**DATA:**
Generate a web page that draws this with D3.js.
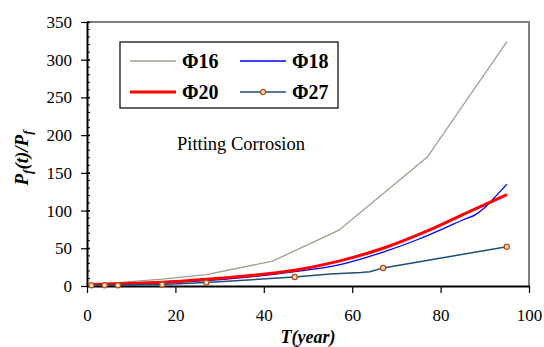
<!DOCTYPE html>
<html>
<head>
<meta charset="utf-8">
<script src="https://cdn.jsdelivr.net/npm/d3@7"></script>
<style>
  body { margin: 0; background: #fff; }
</style>
</head>
<body>
<div id="chart"></div>
<script>
// values
var xTicks = [0, 20, 40, 60, 80, 100];
var yTicks = [0, 50, 100, 150, 200, 250, 300, 350];

var phi16 = [[1, 2], [4, 3], [7, 4.5], [17, 9], [27, 15], [42, 33], [57, 74], [77, 171], [95, 324]];
var phi18 = [[1, 1], [4, 1.5], [7, 2], [17, 4], [27, 7], [37, 12], [47, 19], [57, 28], [67, 45], [75, 62], [81, 77], [85, 87.5], [88, 95], [90, 104], [92, 116], [95, 135]];
var phi20 = [[1, 2], [4, 2.5], [7, 3], [17, 5], [27, 9], [37, 14], [47, 21], [57, 33], [67, 50], [77, 73], [87, 100], [95, 121]];
var phi27 = [[1, 1], [4, 1], [7, 1], [17, 2], [27, 4.5], [47, 12], [55, 16], [62, 18], [64, 19], [67, 24], [95, 52]];
var phi27Marks = [[1, 1], [4, 1], [7, 1], [17, 2], [27, 4.5], [47, 12], [67, 24], [95, 52]];

var series = [
  { name: "Φ16", data: phi16, color: "#a09f8c", width: 1.3, curve: d3.curveLinear },
  { name: "Φ18", data: phi18, color: "#0000ff", width: 1.3, curve: d3.curveMonotoneX },
  { name: "Φ20", data: phi20, color: "#ff0000", width: 3, curve: d3.curveMonotoneX },
  { name: "Φ27", data: phi27, color: "#1f4e79", width: 1.5, curve: d3.curveLinear }
];

var FONT = "Liberation Serif";

var margin = { top: 22, right: 15, bottom: 61, left: 87 },
    width = 544 - margin.left - margin.right,
    height = 347 - margin.top - margin.bottom;

var svg = d3.select("#chart").append("svg")
    .attr("width", 544)
    .attr("height", 347)
    .attr("font-family", FONT);

var g = svg.append("g")
    .attr("transform", "translate(" + margin.left + "," + margin.top + ")");

var x = d3.scaleLinear().domain([0, 100]).range([0, width]);
var y = d3.scaleLinear().domain([0, 350]).range([height, 0]);

// gray frame on top and right
g.append("path")
    .attr("d", "M0,0H" + width + "V" + height)
    .attr("fill", "none")
    .attr("stroke", "#808080")
    .attr("stroke-width", 2);

// minor ticks on y, inside
g.selectAll("line.minor")
  .data(d3.range(0, 351, 10))
  .enter().append("line")
    .attr("class", "minor")
    .attr("x1", 0).attr("x2", 3)
    .attr("y1", function (d) { return y(d); })
    .attr("y2", function (d) { return y(d); })
    .attr("stroke", "#000");

var yAxis = g.append("g")
    .call(d3.axisLeft(y).tickValues(yTicks).tickSize(6).tickSizeOuter(0).tickPadding(9));
var xAxis = g.append("g")
    .attr("transform", "translate(0," + height + ")")
    .call(d3.axisBottom(x).tickValues(xTicks).tickSize(7).tickSizeOuter(0).tickPadding(16));

[yAxis, xAxis].forEach(function (a) {
  a.attr("font-family", FONT).attr("font-size", 17);
  a.select(".domain").attr("stroke", "#000").attr("stroke-width", 2);
  a.selectAll(".tick line").attr("stroke", "#000").attr("stroke-width", 1.2);
  a.selectAll(".tick text").attr("fill", "#000");
});
yAxis.selectAll(".tick line").attr("x2", -6).attr("x1", 3);

var line = d3.line()
    .x(function (d) { return x(d[0]); })
    .y(function (d) { return y(d[1]); });

g.selectAll("path.series")
  .data(series)
  .enter().append("path")
    .attr("class", "series")
    .attr("fill", "none")
    .attr("stroke", function (d) { return d.color; })
    .attr("stroke-width", function (d) { return d.width; })
    .attr("d", function (d) { return line.curve(d.curve)(d.data); });

g.selectAll("circle.mk")
  .data(phi27Marks)
  .enter().append("circle")
    .attr("class", "mk")
    .attr("cx", function (d) { return x(d[0]); })
    .attr("cy", function (d) { return y(d[1]); })
    .attr("r", 2.6)
    .attr("fill", "#f4d9c6")
    .attr("stroke", "#b4500f")
    .attr("stroke-width", 1.3);

// legend
var leg = svg.append("g").attr("transform", "translate(120,42)");
leg.append("rect")
    .attr("width", 218).attr("height", 66)
    .attr("fill", "#fff").attr("stroke", "#000").attr("stroke-width", 1.2);

var item = leg.selectAll("g.item")
  .data(series)
  .enter().append("g")
    .attr("class", "item")
    .attr("transform", function (d, i) {
      return "translate(" + (i % 2 ? 120 : 10) + "," + (i < 2 ? 19 : 50) + ")";
    });
item.append("line")
    .attr("x1", 0).attr("x2", 46)
    .attr("stroke", function (d) { return d.color; })
    .attr("stroke-width", function (d) { return d.width; });
item.filter(function (d) { return d.name === "Φ27"; })
  .append("circle")
    .attr("cx", 23).attr("r", 2.6)
    .attr("fill", "#f4d9c6").attr("stroke", "#b4500f").attr("stroke-width", 1.3);
item.append("text")
    .attr("x", 52).attr("dy", "0.35em")
    .attr("font-size", 20).attr("font-weight", "bold")
    .text(function (d) { return d.name; });

svg.append("text")
    .attr("x", 177).attr("y", 150)
    .attr("font-size", 18.5)
    .text("Pitting Corrosion");

// axis titles
svg.append("text")
    .attr("x", margin.left + width / 2).attr("y", 343)
    .attr("text-anchor", "middle")
    .attr("font-size", 18).attr("font-weight", "bold").attr("font-style", "italic")
    .text("T(year)");

var yt = svg.append("text")
    .attr("transform", "translate(28,158) rotate(-90)")
    .attr("text-anchor", "middle")
    .attr("font-size", 19).attr("font-weight", "bold").attr("font-style", "italic");
yt.append("tspan").text("P");
yt.append("tspan").attr("font-size", 13).attr("dy", 4).text("f");
yt.append("tspan").attr("dy", -4).text("(t)/P");
yt.append("tspan").attr("font-size", 13).attr("dy", 4).text("f");
</script>
</body>
</html>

**WORK TO BE COMPLETED:** Every line of the material is to be quoted exactly, with no pictures carried over.

**WRITTEN SOLUTION:**
Generate a web page that draws this with D3.js.
<!DOCTYPE html>
<html>
<head>
<meta charset="utf-8">
<script src="https://cdn.jsdelivr.net/npm/d3@7"></script>
<style>
  body { margin: 0; background: #fff; }
</style>
</head>
<body>
<div id="chart"></div>
<script>
// values
var xTicks = [0, 20, 40, 60, 80, 100];
var yTicks = [0, 50, 100, 150, 200, 250, 300, 350];

var phi16 = [[1, 2], [4, 3], [7, 4.5], [17, 9], [27, 15], [42, 33], [57, 74], [77, 171], [95, 324]];
var phi18 = [[1, 1], [4, 1.5], [7, 2], [17, 4], [27, 7], [37, 12], [47, 19], [57, 28], [67, 45], [75, 62], [81, 77], [85, 87.5], [88, 95], [90, 104], [92, 116], [95, 135]];
var phi20 = [[1, 2], [4, 2.5], [7, 3], [17, 5], [27, 9], [37, 14], [47, 21], [57, 33], [67, 50], [77, 73], [87, 100], [95, 121]];
var phi27 = [[1, 1], [4, 1], [7, 1], [17, 2], [27, 4.5], [47, 12], [55, 16], [62, 18], [64, 19], [67, 24], [95, 52]];
var phi27Marks = [[1, 1], [4, 1], [7, 1], [17, 2], [27, 4.5], [47, 12], [67, 24], [95, 52]];

var series = [
  { name: "Φ16", data: phi16, color: "#a09f8c", width: 1.3, curve: d3.curveLinear },
  { name: "Φ18", data: phi18, color: "#0000ff", width: 1.3, curve: d3.curveMonotoneX },
  { name: "Φ20", data: phi20, color: "#ff0000", width: 3, curve: d3.curveMonotoneX },
  { name: "Φ27", data: phi27, color: "#1f4e79", width: 1.5, curve: d3.curveLinear }
];

var FONT = "Liberation Serif";

var margin = { top: 22, right: 15, bottom: 61, left: 87 },
    width = 544 - margin.left - margin.right,
    height = 347 - margin.top - margin.bottom;

var svg = d3.select("#chart").append("svg")
    .attr("width", 544)
    .attr("height", 347)
    .attr("font-family", FONT);

var g = svg.append("g")
    .attr("transform", "translate(" + margin.left + "," + margin.top + ")");

var x = d3.scaleLinear().domain([0, 100]).range([0, width]);
var y = d3.scaleLinear().domain([0, 350]).range([height, 0]);

// gray frame on top and right
g.append("path")
    .attr("d", "M0,0H" + width + "V" + height)
    .attr("fill", "none")
    .attr("stroke", "#808080")
    .attr("stroke-width", 2);

// minor ticks on y, inside
g.selectAll("line.minor")
  .data(d3.range(0, 351, 10))
  .enter().append("line")
    .attr("class", "minor")
    .attr("x1", 0).attr("x2", 3)
    .attr("y1", function (d) { return y(d); })
    .attr("y2", function (d) { return y(d); })
    .attr("stroke", "#000");

var yAxis = g.append("g")
    .call(d3.axisLeft(y).tickValues(yTicks).tickSize(6).tickSizeOuter(0).tickPadding(9));
var xAxis = g.append("g")
    .attr("transform", "translate(0," + height + ")")
    .call(d3.axisBottom(x).tickValues(xTicks).tickSize(7).tickSizeOuter(0).tickPadding(16));

[yAxis, xAxis].forEach(function (a) {
  a.attr("font-family", FONT).attr("font-size", 17);
  a.select(".domain").attr("stroke", "#000").attr("stroke-width", 2);
  a.selectAll(".tick line").attr("stroke", "#000").attr("stroke-width", 1.2);
  a.selectAll(".tick text").attr("fill", "#000");
});
yAxis.selectAll(".tick line").attr("x2", -6).attr("x1", 3);

var line = d3.line()
    .x(function (d) { return x(d[0]); })
    .y(function (d) { return y(d[1]); });

g.selectAll("path.series")
  .data(series)
  .enter().append("path")
    .attr("class", "series")
    .attr("fill", "none")
    .attr("stroke", function (d) { return d.color; })
    .attr("stroke-width", function (d) { return d.width; })
    .attr("d", function (d) { return line.curve(d.curve)(d.data); });

g.selectAll("circle.mk")
  .data(phi27Marks)
  .enter().append("circle")
    .attr("class", "mk")
    .attr("cx", function (d) { return x(d[0]); })
    .attr("cy", function (d) { return y(d[1]); })
    .attr("r", 2.6)
    .attr("fill", "#f4d9c6")
    .attr("stroke", "#b4500f")
    .attr("stroke-width", 1.3);

// legend
var leg = svg.append("g").attr("transform", "translate(120,42)");
leg.append("rect")
    .attr("width", 218).attr("height", 66)
    .attr("fill", "#fff").attr("stroke", "#000").attr("stroke-width", 1.2);

var item = leg.selectAll("g.item")
  .data(series)
  .enter().append("g")
    .attr("class", "item")
    .attr("transform", function (d, i) {
      return "translate(" + (i % 2 ? 120 : 10) + "," + (i < 2 ? 19 : 50) + ")";
    });
item.append("line")
    .attr("x1", 0).attr("x2", 46)
    .attr("stroke", function (d) { return d.color; })
    .attr("stroke-width", function (d) { return d.width; });
item.filter(function (d) { return d.name === "Φ27"; })
  .append("circle")
    .attr("cx", 23).attr("r", 2.6)
    .attr("fill", "#f4d9c6").attr("stroke", "#b4500f").attr("stroke-width", 1.3);
item.append("text")
    .attr("x", 52).attr("dy", "0.35em")
    .attr("font-size", 20).attr("font-weight", "bold")
    .text(function (d) { return d.name; });

svg.append("text")
    .attr("x", 177).attr("y", 150)
    .attr("font-size", 18.5)
    .text("Pitting Corrosion");

// axis titles
svg.append("text")
    .attr("x", margin.left + width / 2).attr("y", 343)
    .attr("text-anchor", "middle")
    .attr("font-size", 18).attr("font-weight", "bold").attr("font-style", "italic")
    .text("T(year)");

var yt = svg.append("text")
    .attr("transform", "translate(28,158) rotate(-90)")
    .attr("text-anchor", "middle")
    .attr("font-size", 19).attr("font-weight", "bold").attr("font-style", "italic");
yt.append("tspan").text("P");
yt.append("tspan").attr("font-size", 13).attr("dy", 4).text("f");
yt.append("tspan").attr("dy", -4).text("(t)/P");
yt.append("tspan").attr("font-size", 13).attr("dy", 4).text("f");
</script>
</body>
</html>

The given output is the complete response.